Task description = Copy out the whole listing exactly as written, leaving the pictures behind.

Recorded information =
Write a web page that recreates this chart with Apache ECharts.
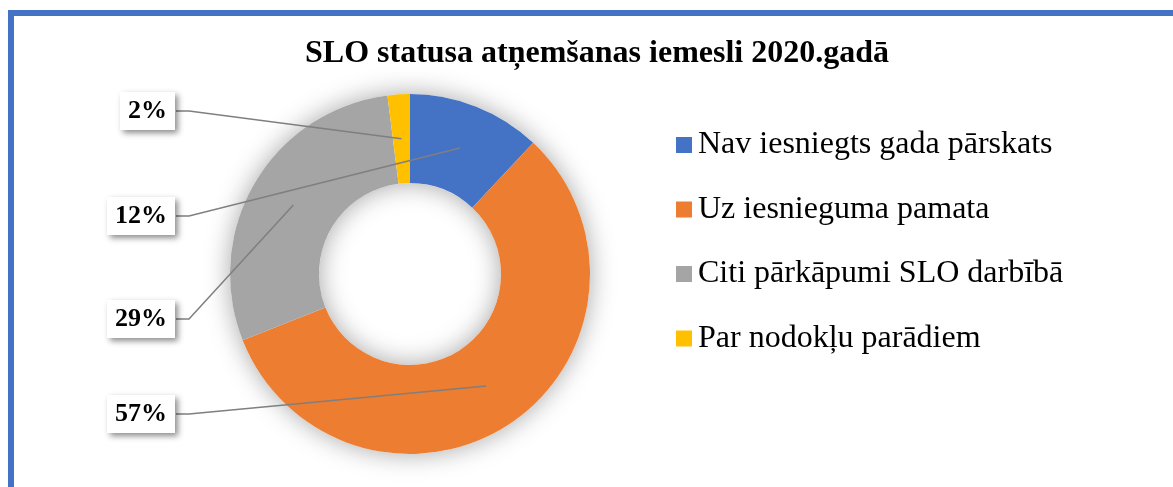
<!DOCTYPE html>
<html>
<head>
<meta charset="utf-8">
<script src="https://cdn.jsdelivr.net/npm/echarts@6/dist/echarts.min.js"></script>
<style>
  html, body { margin: 0; padding: 0; background: #fff; }
  #main { width: 1173px; height: 487px; }
</style>
</head>
<body>
<div id="main"></div>
<script>
// dati no attēla
var categories = ['Nav iesniegts gada pārskats', 'Uz iesnieguma pamata', 'Citi pārkāpumi SLO darbībā', 'Par nodokļu parādiem'];
var values = [12, 57, 29, 2];
var colors = ['#4472C4', '#ED7D31', '#A5A5A5', '#FFC000'];

var CENTER = [410, 274];
var RADIUS = [91, 180];
var FONT = '"Liberation Serif", "Times New Roman", serif';

var total = values.reduce(function (a, b) { return a + b; }, 0);

// etiķešu rindas (y) pēc datu indeksa
var labelY = [216, 414, 319, 111];
var labelRight = 175;

var pieData = categories.map(function (name, i) {
	return { name: name, value: values[i], itemStyle: { color: colors[i] } };
});

var myChart = echarts.init(document.getElementById('main'));

myChart.setOption({
	animation: false,
	title: {
		text: 'SLO statusa atņemšanas iemesli 2020.gadā',
		left: 300,
		top: 33,
		textStyle: { fontFamily: FONT, fontSize: 32, fontWeight: 'bold', color: '#000' }
	},
	legend: {
		orient: 'vertical',
		left: 671,
		top: 124,
		itemWidth: 16,
		itemHeight: 16,
		itemGap: 32.5,
		icon: 'rect',
		data: categories,
		textStyle: { fontFamily: FONT, fontSize: 32, lineHeight: 32, color: '#000', padding: [0, 0, 0, 1] }
	},
	graphic: [{
		type: 'rect',
		shape: { x: 11, y: 13, width: 1300, height: 600 },
		style: { fill: 'none', stroke: '#4472C4', lineWidth: 6 },
		silent: true
	}],
	series: [{
		// krāsainie sektori
		type: 'pie',
		center: CENTER,
		radius: RADIUS,
		startAngle: 90,
		clockwise: true,
		z: 2,
		silent: true,
		itemStyle: { borderWidth: 0 },
		label: { show: false },
		labelLine: { show: false },
		data: pieData
	}, {
		// ēna zem gredzena
		type: 'pie',
		silent: true,
		center: CENTER,
		radius: RADIUS,
		z: 1,
		label: { show: false },
		labelLine: { show: false },
		itemStyle: { color: '#fff', borderWidth: 0, shadowBlur: 26, shadowColor: 'rgba(0,0,0,0.35)' },
		data: [{ value: 1, name: '' }]
	}, {
		// etiķetes un līnijas virs sektoriem
		type: 'pie',
		center: CENTER,
		radius: RADIUS,
		startAngle: 90,
		clockwise: true,
		z: 3,
		silent: true,
		avoidLabelOverlap: false,
		itemStyle: { color: 'rgba(0,0,0,0)', borderWidth: 0 },
		label: {
			show: true,
			position: 'outside',
			formatter: '{d}%',
			fontFamily: FONT,
			fontSize: 26,
			fontWeight: 'bold',
			lineHeight: 26,
			color: '#000',
			backgroundColor: '#fff',
			padding: [6, 8],
			shadowBlur: 6,
			shadowColor: 'rgba(0,0,0,0.45)',
			shadowOffsetX: 3,
			shadowOffsetY: 3
		},
		labelLine: {
			show: true,
			lineStyle: { color: '#7F7F7F', width: 1.5, opacity: 1 }
		},
		labelLayout: function (p) {
			var i = p.dataIndex;
			var before = 0;
			for (var k = 0; k < i; k++) before += values[k];
			var mid = (before + values[i] / 2) / total * Math.PI * 2;
			var r = (RADIUS[0] + RADIUS[1]) / 2;
			var ex = CENTER[0] + r * Math.sin(mid);
			var ey = CENTER[1] - r * Math.cos(mid);
			var y = labelY[i];
			return {
				x: labelRight,
				y: y,
				align: 'right',
				verticalAlign: 'middle',
				labelLinePoints: [[ex, ey], [labelRight + 14, y], [labelRight + 1, y]]
			};
		},
		data: categories.map(function (name, i) {
			return { name: name, value: values[i] };
		})
	}]
});
</script>
</body>
</html>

Task solution =
Write a web page that recreates this chart with Apache ECharts.
<!DOCTYPE html>
<html>
<head>
<meta charset="utf-8">
<script src="https://cdn.jsdelivr.net/npm/echarts@6/dist/echarts.min.js"></script>
<style>
  html, body { margin: 0; padding: 0; background: #fff; }
  #main { width: 1173px; height: 487px; }
</style>
</head>
<body>
<div id="main"></div>
<script>
// dati no attēla
var categories = ['Nav iesniegts gada pārskats', 'Uz iesnieguma pamata', 'Citi pārkāpumi SLO darbībā', 'Par nodokļu parādiem'];
var values = [12, 57, 29, 2];
var colors = ['#4472C4', '#ED7D31', '#A5A5A5', '#FFC000'];

var CENTER = [410, 274];
var RADIUS = [91, 180];
var FONT = '"Liberation Serif", "Times New Roman", serif';

var total = values.reduce(function (a, b) { return a + b; }, 0);

// etiķešu rindas (y) pēc datu indeksa
var labelY = [216, 414, 319, 111];
var labelRight = 175;

var pieData = categories.map(function (name, i) {
	return { name: name, value: values[i], itemStyle: { color: colors[i] } };
});

var myChart = echarts.init(document.getElementById('main'));

myChart.setOption({
	animation: false,
	title: {
		text: 'SLO statusa atņemšanas iemesli 2020.gadā',
		left: 300,
		top: 33,
		textStyle: { fontFamily: FONT, fontSize: 32, fontWeight: 'bold', color: '#000' }
	},
	legend: {
		orient: 'vertical',
		left: 671,
		top: 124,
		itemWidth: 16,
		itemHeight: 16,
		itemGap: 32.5,
		icon: 'rect',
		data: categories,
		textStyle: { fontFamily: FONT, fontSize: 32, lineHeight: 32, color: '#000', padding: [0, 0, 0, 1] }
	},
	graphic: [{
		type: 'rect',
		shape: { x: 11, y: 13, width: 1300, height: 600 },
		style: { fill: 'none', stroke: '#4472C4', lineWidth: 6 },
		silent: true
	}],
	series: [{
		// krāsainie sektori
		type: 'pie',
		center: CENTER,
		radius: RADIUS,
		startAngle: 90,
		clockwise: true,
		z: 2,
		silent: true,
		itemStyle: { borderWidth: 0 },
		label: { show: false },
		labelLine: { show: false },
		data: pieData
	}, {
		// ēna zem gredzena
		type: 'pie',
		silent: true,
		center: CENTER,
		radius: RADIUS,
		z: 1,
		label: { show: false },
		labelLine: { show: false },
		itemStyle: { color: '#fff', borderWidth: 0, shadowBlur: 26, shadowColor: 'rgba(0,0,0,0.35)' },
		data: [{ value: 1, name: '' }]
	}, {
		// etiķetes un līnijas virs sektoriem
		type: 'pie',
		center: CENTER,
		radius: RADIUS,
		startAngle: 90,
		clockwise: true,
		z: 3,
		silent: true,
		avoidLabelOverlap: false,
		itemStyle: { color: 'rgba(0,0,0,0)', borderWidth: 0 },
		label: {
			show: true,
			position: 'outside',
			formatter: '{d}%',
			fontFamily: FONT,
			fontSize: 26,
			fontWeight: 'bold',
			lineHeight: 26,
			color: '#000',
			backgroundColor: '#fff',
			padding: [6, 8],
			shadowBlur: 6,
			shadowColor: 'rgba(0,0,0,0.45)',
			shadowOffsetX: 3,
			shadowOffsetY: 3
		},
		labelLine: {
			show: true,
			lineStyle: { color: '#7F7F7F', width: 1.5, opacity: 1 }
		},
		labelLayout: function (p) {
			var i = p.dataIndex;
			var before = 0;
			for (var k = 0; k < i; k++) before += values[k];
			var mid = (before + values[i] / 2) / total * Math.PI * 2;
			var r = (RADIUS[0] + RADIUS[1]) / 2;
			var ex = CENTER[0] + r * Math.sin(mid);
			var ey = CENTER[1] - r * Math.cos(mid);
			var y = labelY[i];
			return {
				x: labelRight,
				y: y,
				align: 'right',
				verticalAlign: 'middle',
				labelLinePoints: [[ex, ey], [labelRight + 14, y], [labelRight + 1, y]]
			};
		},
		data: categories.map(function (name, i) {
			return { name: name, value: values[i] };
		})
	}]
});
</script>
</body>
</html>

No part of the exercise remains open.